Il y a un modèle de développement du football inspiré de la France, mis en place par le roi il y a une dizaine d’années, qui porte ses fruits. Ce modèle qui est l’Académie Mohammed VI est copié sur ce qui a été fait avec le Centre national du football de Clairefontaine. Il s’appuie sur de nombreux formateurs et constitue le projet de formation le mieux structuré d’Afrique, avec des installations en termes d’infrastructures de très grande qualité.
Leadership international
Depuis l’arrivée au pouvoir du nouveau président de la Fédération royale marocaine de football, Fouzi Lekjaa, le football a été défini comme un levier d’influence et de lobbying pour assurer son leadership africain et international.

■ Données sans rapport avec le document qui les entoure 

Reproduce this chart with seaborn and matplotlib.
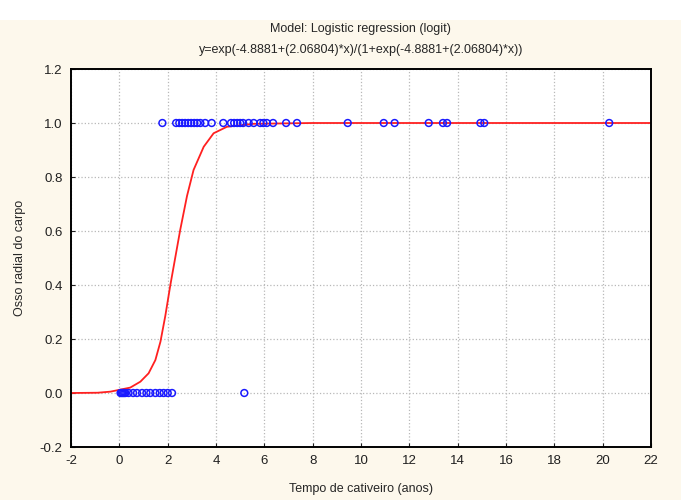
"""
    Logistic regression plot: radial carpal bone vs. time in captivity.
"""

import matplotlib
matplotlib.use("Agg")
import matplotlib.pyplot as plt
import matplotlib.patches as mpatches
import matplotlib.ticker as mtick
import seaborn as sns

x_ones = [1.78, 2.35, 2.48, 2.60, 2.72, 2.85, 2.97, 3.10, 3.22, 3.35, 3.55, 3.82,
          4.30, 4.62, 4.75, 4.88, 5.00, 5.12, 5.35, 5.56, 5.83, 5.96, 6.10, 6.36,
          6.90, 7.35, 9.45, 10.94, 11.39, 12.80, 13.39, 13.56, 14.94, 15.10, 20.27]
x_zeros = [0.05, 0.10, 0.15, 0.20, 0.25, 0.38, 0.57, 0.73, 0.94, 1.12, 1.28,
           1.49, 1.67, 1.83, 2.00, 2.18, 5.17]

# Fitted curve
curve_x = [-2.0, -0.9, -0.37, 0.45, 0.87, 1.21, 1.49, 1.70, 1.90, 2.11, 2.32,
           2.52, 2.80, 3.07, 3.49, 3.90, 4.45, 5.55, 8.0, 22.0]
curve_y = [0.0, 0.001, 0.005, 0.02, 0.042, 0.073, 0.122, 0.19, 0.285, 0.40, 0.505,
           0.605, 0.73, 0.826, 0.912, 0.962, 0.986, 0.997, 1.0, 1.0]

title_lines = ["Model: Logistic regression (logit)",
               "y=exp(-4.8881+(2.06804)*x)/(1+exp(-4.8881+(2.06804)*x))"]

BG = '#fdf8ec'

sns.set_style("ticks")
plt.rcParams['font.family'] = ['Liberation Sans', 'DejaVu Sans']
plt.rcParams['axes.unicode_minus'] = False

fig = plt.figure(figsize=(6.81, 5.0), dpi=100, facecolor='white')
fig.patches.append(mpatches.Rectangle((0, 0), 1, 0.96, transform=fig.transFigure,
                                      facecolor=BG, edgecolor='none', zorder=-10))
ax = fig.add_axes([0.1043, 0.106, 0.8517, 0.756])
ax.set_facecolor('white')

sns.lineplot(x=curve_x, y=curve_y, color='#ff2020', linewidth=1.3, ax=ax,
             estimator=None, sort=False, zorder=2)
sns.scatterplot(x=x_ones + x_zeros, y=[1.0] * len(x_ones) + [0.0] * len(x_zeros),
                marker='o', s=24, facecolors='none', edgecolor='#1a1aff',
                linewidth=1.1, ax=ax, zorder=3)

ax.set_xlim(-2, 22)
ax.set_ylim(-0.2, 1.2)
ax.set_xticks(range(-2, 23, 2))
ax.set_yticks([-0.2, 0.0, 0.2, 0.4, 0.6, 0.8, 1.0, 1.2])
ax.yaxis.set_major_formatter(mtick.FormatStrFormatter('%.1f'))
ax.grid(True, linestyle=':', color='#b8b8b8', linewidth=0.9)
ax.tick_params(direction='in', length=3, width=0.8, labelsize=9.5, colors='#202020', pad=6)

for sp in ax.spines.values():
    sp.set_visible(True)
    sp.set_color('black')
    sp.set_linewidth(1.4)

ax.set_xlabel('Tempo de cativeiro (anos)', fontsize=9, labelpad=11)
ax.set_ylabel('Osso radial do carpo', fontsize=9, labelpad=10)

fig.text(0.53, 0.942, title_lines[0], ha='center', va='center', fontsize=9)
fig.text(0.53, 0.901, title_lines[1], ha='center', va='center', fontsize=9)

fig.savefig('out.png', dpi=100, facecolor=fig.get_facecolor())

Le Maroc a ainsi manifesté son intérêt pour accueillir la Coupe du monde. Après quatre échecs (en 1994, 1998, 2006 et 2010), sa candidature pour 2026 n’a pas été retenue par la FIFA face au projet conjoint États-Unis-Canada-Mexique. Il a noué des partenariats avec de nombreuses fédérations africaines, principalement subsahariennes (au nombre de 44 en 2021) et accueilli sur son territoire les matchs des fédérations dont les stades ne sont pas homologués.
Le Maroc a également accompagné la réalisation d’infrastructures sportives, la formation des cadres, l’accueil de stages pour des sélections nationales, la formation des arbitres et l’organisation de matchs amicaux.
Ainsi, d’après un dirigeant d’une fédération ouest-africaine, “le Maroc veut être le leader du football africain et il n’est pas loin de l’être. C’est devenu un acteur incontournable. Sa politique diplomatique a un coût, mais c’est aussi un investissement. Les Marocains savent très bien ce qu’ils font”. Ainsi, pour 2022, le budget des sports était de 2,1322 milliards de dirhams, soit 0,41 % du Projet de loi de finances du royaume pour la même année ce qui est le double de la France.
“Les matchs de foot ont un potentiel médiatique sans commune mesure, ce qui leur confère le moyen de mobiliser les masses, de dynamiser les sociétés”
Fouzi Lekjaa, qui siège au sein du Comité exécutif de la Confédération africaine de football ainsi qu’au Conseil de la FIFA est également, comme le précise Moncef El Yazghi, “le directeur du budget de l’État et il a la confiance du roi pour mener à bien ce projet”.
Cet effort global passe aussi par l’organisation des finales de la Coupe de la CAF (Rabat, 2020) et de la Ligue des Champions (Casablanca, 2021 et 2022), mais aussi l’accueil à Tanger du Trophée des Champions français en 2017 ou de la Supercoupe d’Espagne en 2018. Sans négliger le fait que les clubs marocains tiennent dorénavant la dragée haute aux grands d’Égypte (Al Ahly ou Zamalek), le Raja remportant la Coupe de la CAF 2018 et 2021, de même que le RS Berkane (2020 et 2022), le Wydad gagnant par deux fois la Ligue des Champions (2017 et 2022).
En conclusion, reprenons ce que disait le géopoliticien du sport Jean-Baptiste Guégan : “Les matchs de foot permettent aussi pour les populations et pour les autres États une mise en scène des relations diplomatiques. Ils font passer des messages politiques. Les matchs de foot ont un potentiel médiatique sans commune mesure, ce qui leur confère le moyen de mobiliser les masses, de dynamiser les sociétés. Ça crée de l’activité médiatique et ça permet surtout de passer des messages de rapprochement.”
C’est bien ce à quoi œuvre le Maroc avec le football.